Voice assistants are “clearly becoming something people are habituated to in their lives,” Hudson said. “It’s about taking information that’s somewhere in the bank, that someone has to generally go and look for, or which is time-consuming or requires authentication to get, and putting that to you in another channel.”

As clients’ habits evolve, firms have been finding ways to adapt popular retail technologies for the business world. While JPMorgan is one of the first to push the Alexa virtual assistant to institutional shops, other banks have been using the service in their consumer operations. And New York Life Insurance Co. is among financial companies building programs that use Alexa as a tool for employees.

12,000 Agents

Customers are becoming increasingly willing to use voice assistants to monitor accounts, according to a survey conducted last year by Bain & Co. While 6 percent of U.S. respondents now use the technology, 27 percent are open to it, according to the consultant.

Capital One Financial Corp. was the first bank to allow customers to manage credit card and bank accounts through the voice assistant, and the lender has slowly expanded its Alexa service, allowing people to ask questions like how much they spent on Amazon last week.

New York Life will start rolling out Alexa features to its 12,000 agents later this year to help them get quick details on policies and prepare for meetings, said Mark Madgett, who leads the insurer’s field force of agents. That means the agents can ask Alexa to figure out how much life insurance a customer has or the value of those policies, or to catch them up on the latest products the firm is offering, he said.

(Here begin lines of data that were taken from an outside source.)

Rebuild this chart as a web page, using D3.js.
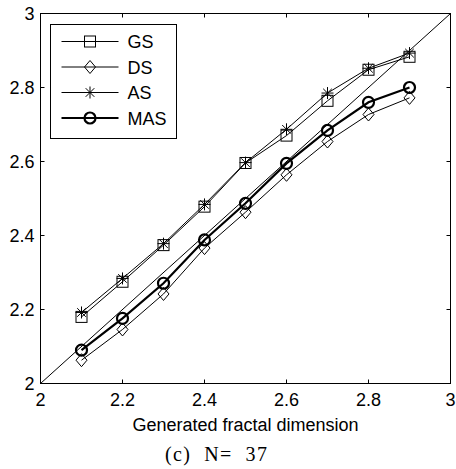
<!DOCTYPE html>
<html>
<head>
<meta charset="utf-8">
<script src="https://cdn.jsdelivr.net/npm/d3@7"></script>
<style>
  body { margin: 0; background: #fff; }
  svg { display: block; }
  text { font-family: Arial, "Liberation Sans", sans-serif; fill: #000; }
</style>
</head>
<body>
<div id="chart"></div>
<script>
// generated fractal dimension (x) and estimates per method
const xVals = [2.1, 2.2, 2.3, 2.4, 2.5, 2.6, 2.7, 2.8, 2.9];
const gsVals = [2.180, 2.275, 2.374, 2.478, 2.596, 2.670, 2.764, 2.848, 2.883];
const dsVals = [2.063, 2.146, 2.242, 2.366, 2.463, 2.564, 2.654, 2.727, 2.772];
const asVals = [2.192, 2.284, 2.378, 2.484, 2.597, 2.687, 2.785, 2.852, 2.893];
const masVals = [2.090, 2.176, 2.271, 2.388, 2.487, 2.595, 2.684, 2.760, 2.800];
const seriesNames = ["GS", "DS", "AS", "MAS"];
const tickVals = [2, 2.2, 2.4, 2.6, 2.8, 3];
const xLabel = "Generated fractal dimension";
const caption = "(c)  N=  37";

const W = 456, H = 469;
const margin = {top: 13.5, right: 5.5, bottom: 85.5, left: 40.5};
const width = W - margin.left - margin.right;
const height = H - margin.top - margin.bottom;
const fs = "18px";

const svg = d3.select("#chart")
    .append("svg")
    .attr("width", W)
    .attr("height", H);

const g = svg.append("g")
    .attr("transform", `translate(${margin.left},${margin.top})`);

const x = d3.scaleLinear().domain([2, 3]).range([0, width]);
const y = d3.scaleLinear().domain([2, 3]).range([height, 0]);

const series = [
    {name: "GS", vals: gsVals, marker: "square", sw: 1},
    {name: "DS", vals: dsVals, marker: "diamond", sw: 1},
    {name: "AS", vals: asVals, marker: "star", sw: 1},
    {name: "MAS", vals: masVals, marker: "circle", sw: 2.2}
];

// draw a marker of a given kind at (cx, cy)
function drawMarker(sel, kind, cx, cy, sw) {
    const m = sel.append("g").attr("transform", `translate(${cx},${cy})`);
    if (kind === "square") {
        m.append("rect").attr("x", -5.5).attr("y", -5.5).attr("width", 11).attr("height", 11)
            .attr("fill", "none").attr("stroke", "#000").attr("stroke-width", 1);
    } else if (kind === "diamond") {
        m.append("path").attr("d", "M0,-6.5L5.5,0L0,6.5L-5.5,0Z")
            .attr("fill", "none").attr("stroke", "#000").attr("stroke-width", 1);
    } else if (kind === "star") {
        m.append("path").attr("d", "M0,-6V6M-6,0H6M-4.3,-4.3L4.3,4.3M-4.3,4.3L4.3,-4.3")
            .attr("fill", "none").attr("stroke", "#000").attr("stroke-width", 1);
    } else {
        m.append("circle").attr("r", 5.5)
            .attr("fill", "none").attr("stroke", "#000").attr("stroke-width", sw);
    }
}

// diagonal reference line
g.append("line")
    .attr("x1", x(2)).attr("y1", y(2))
    .attr("x2", x(3)).attr("y2", y(3))
    .attr("stroke", "#000").attr("stroke-width", 1);

const line = d3.line()
    .x((d, i) => x(xVals[i]))
    .y(d => y(d));

series.forEach(s => {
    g.append("path")
        .datum(s.vals)
        .attr("d", line)
        .attr("fill", "none")
        .attr("stroke", "#000")
        .attr("stroke-width", s.sw);
    s.vals.forEach((v, i) => drawMarker(g, s.marker, x(xVals[i]), y(v), s.sw));
});

// box and inward ticks on all sides
g.append("rect")
    .attr("width", width).attr("height", height)
    .attr("fill", "none").attr("stroke", "#000").attr("stroke-width", 1);

const tl = 4;
tickVals.forEach(t => {
    g.append("line").attr("x1", x(t)).attr("x2", x(t)).attr("y1", height).attr("y2", height - tl).attr("stroke", "#000");
    g.append("line").attr("x1", x(t)).attr("x2", x(t)).attr("y1", 0).attr("y2", tl).attr("stroke", "#000");
    g.append("line").attr("y1", y(t)).attr("y2", y(t)).attr("x1", 0).attr("x2", tl).attr("stroke", "#000");
    g.append("line").attr("y1", y(t)).attr("y2", y(t)).attr("x1", width).attr("x2", width - tl).attr("stroke", "#000");
});

// tick labels
g.selectAll(".xtick")
    .data(tickVals)
    .join("text")
    .attr("class", "xtick")
    .attr("x", d => x(d))
    .attr("y", height + 22)
    .attr("text-anchor", "middle")
    .style("font-size", fs)
    .text(d => d3.format("~g")(d));

g.selectAll(".ytick")
    .data(tickVals)
    .join("text")
    .attr("class", "ytick")
    .attr("x", -6)
    .attr("y", d => y(d) + 6)
    .attr("text-anchor", "end")
    .style("font-size", fs)
    .text(d => d3.format("~g")(d));

// axis label
g.append("text")
    .attr("x", width / 2)
    .attr("y", height + 47)
    .attr("text-anchor", "middle")
    .style("font-size", fs)
    .text(xLabel);

// caption
svg.append("text")
    .attr("x", 216)
    .attr("y", 461)
    .attr("text-anchor", "middle")
    .attr("textLength", 102)
    .style("font-family", "'Liberation Serif', 'Times New Roman', serif")
    .style("font-size", "20px")
    .style("white-space", "pre")
    .text(caption);

// legend
const legend = svg.append("g").attr("transform", "translate(50.5,24.5)");
legend.append("rect")
    .attr("width", 126).attr("height", 114)
    .attr("fill", "#fff").attr("stroke", "#000").attr("stroke-width", 1);

series.forEach((s, i) => {
    const ly = 17 + i * 25.5;
    legend.append("line")
        .attr("x1", 11).attr("x2", 68).attr("y1", ly).attr("y2", ly)
        .attr("stroke", "#000").attr("stroke-width", s.sw);
    drawMarker(legend, s.marker, 39.5, ly, s.sw);
    legend.append("text")
        .attr("x", 77)
        .attr("y", ly + 6.5)
        .style("font-size", fs)
        .text(seriesNames[i]);
});
</script>
</body>
</html>
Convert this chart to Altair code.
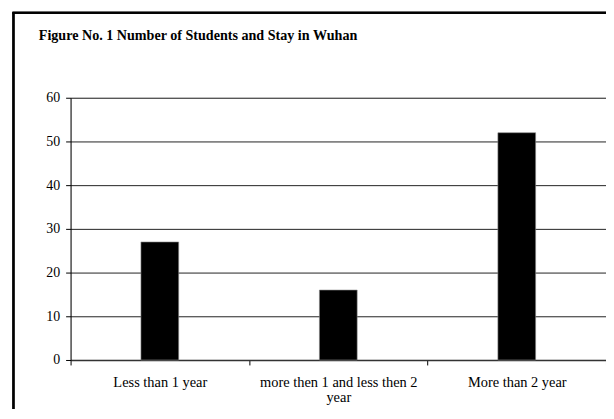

“This is a very complicated business,” Madgett said. “When I started 32 years ago, I had five products that I could help solve problems with. Today there are thousands of permutations around financial solutions.”

New ’Skill’

JPMorgan’s automated service, known in Amazon verbiage as a “skill,” is the latest shared project for the biggest U.S. bank and the world’s largest online retailer. Amazon already leases cloud-computing power to JPMorgan and has asked the bank to compete in creating new products including a small-business credit card for its customers. The companies are also collaborating on a health-care venture.

Read more: JPMorgan-Amazon health venture goes beyond squeezing middlemen

JPMorgan’s Alexa project started last year as part of an internal competition to foster innovation. The bank first opened up data in its research group and added feeds from other departments, including banking and custody and fund services -- capabilities now being tested internally. If the automated service takes off, it should free the firm’s salespeople from having to answer routine queries.

JPMorgan has seen that clients are open to new ways of interacting with technology. Not long after the bank created mobile apps for its trading business, it was recording large trades, including a $400 million currency bet last year. So allowing Alexa users to access JPMorgan data from wherever they choose to work -- home, office or on the go -- makes sense.

The next step is enabling institutional clients to act on the information they’re getting. In the not-so-distant future, Wall Street traders could routinely use Alexa to execute trades, according to Hudson. But the bank needs to do more work on client authentication and other security measures to prevent errant trades before that happens, he said.

“In the open-office environment, if you leave an Alexa on your desk plugged into an Amazon account, you might find a TV delivered tomorrow as a practical joke,” Hudson said.